Foi exatamente a proposta feita por ela em 2019, quando
lecionava na Escola Municipal de Ensino Fundamental Almirante
Ary Parreiras, em uma comunidade da zona sul de São Paulo. O
entorno da escola sofria com problemas de descarte irregular de
lixo, e a educadora propôs um projeto de intervenção para que os
estudantes pudessem sensibilizar para o problema local. O
celular, garante, foi essencial como ferramenta pedagógica.
“A escola tinha problemas de infraestrutura e conectividade. O
celular me permitiu, por exemplo, fazer aulas públicas com os
estudantes, para que a gente fosse a campo reconhecer a questão
do lixo, e registrá-la via um mural de fotos. Eles já conviviam
com o problema, mas começaram a olhá-lo de uma outra maneira,
entendendo que eles poderiam ser agentes de transformação
daquela realidade”, relembrou.
O celular foi uma ferramenta pedagógica em um projeto de
robótica liderado pela professora Débora Garofalo, em 2019.
Créditos: Divulgação
Os alunos criaram um plano de ação para recolher peças de sucata
e eletrônicos descartados de forma errada e, dentro do projeto,
os itens foram associados aos princípios da robótica, dando
lugar a protótipos, como máquinas e robôs. Com a iniciativa, a
professora foi uma das 10 finalistas da premiação internacional
Global Teacher Prize.
Débora defende que a discussão sobre os celulares nas escolas
seja feita de forma equilibrada. “A escola é um lugar de
experimentação, então a proibição chega com alguma estranheza.

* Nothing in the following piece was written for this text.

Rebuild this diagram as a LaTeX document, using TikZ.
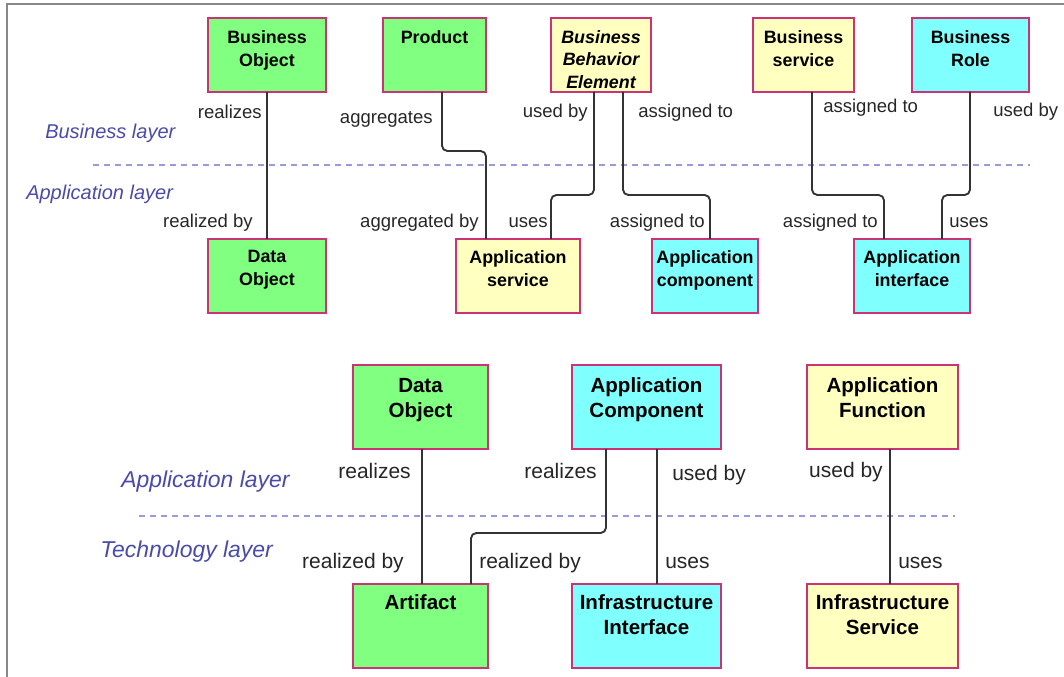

Também precisamos, por exemplo, avançar com a regulação das
redes sociais e dos jogos, como os de apostas, que têm envolvido
cada vez mais as crianças e adolescentes. Precisamos encontrar
esse equilíbrio”.
Um quarto dos países do mundo já adota a proibição
O relatório global da Unesco aponta que um em cada quatro países
do mundo já adotou leis que proíbem o uso dos celulares nas
escolas. A França é a pioneira, com uma medida restritiva
adotada desde 2018, pela qual os estudantes não podem usar os
aparelhos celulares em nenhum momento nas escolas, nem durante
os intervalos. É prevista exceção para casos de alunos com
deficiência, que demandam o suporte da tecnologia.
Também anunciaram a proibição países como Espanha, Finlândia,
Holanda, Suíça, México e Grécia, onde a medida começou a valer
no início deste semestre letivo. Por lá, os alunos podem levar
os celulares para as escolas, mas devem mantê-los guardados nas
mochilas ao longo de todo o período escolar. A mesma medida é
adotada na Dinamarca.
Como funciona no Rio de Janeiro?
Em fevereiro deste ano, o prefeito do Rio de Janeiro, Eduardo
Paes (PSD), proibiu, via decreto, o uso dos celulares nas
escolas municipais. CartaCapital consultou a secretaria
municipal de Educação para entender como a regra funciona na
prática.
A pasta informou que a proibição vale para todos os espaços
escolares, como salas de aula, pátios, quadras, refeitórios e
corredores. Os alunos só são autorizados a usar os aparelhos em
atividades solicitadas e dirigidas pelos professores.
São previstas algumas outras situações de exceção: antes do
início da primeira aula do dia ou após o fim da última aula do
dia, desde que fora das salas de aula; para os alunos com
deficiência ou com condições de saúde que necessitam destes
dispositivos para monitoramento ou auxílio de sua necessidade;
durante os intervalos para os alunos da Educação de Jovens e
Adultos; durante os intervalos quando a cidade estiver sob
alertas para temporais ou alagamentos, a partir do Estágio
Operacional 3, comunicado pelo Centro de Operações Rio; quando
houver autorização expressa da equipe gestora da unidade escolar
em casos que ensejem o fechamento ou interrupção temporária das
atividades da unidade escolar, de acordo com o protocolo do
programa Acesso Mais Seguro – AMS; ou quando houver autorização
expressa da equipe gestora da unidade escolar por motivos de
força maior.
Ainda de acordo com a gestão municipal, os alunos podem entregar
os aparelhos antes do início das aulas para o funcionário da
unidade escolar designado para recolher os celulares, ou
deixá-los na diretoria ou secretaria. Em caso de descumprimento
da regra, os professores podem advertir o aluno e/ou cercear o
uso dos dispositivos eletrônicos em sala de aula, bem como
acionar a equipe gestora da unidade escolar.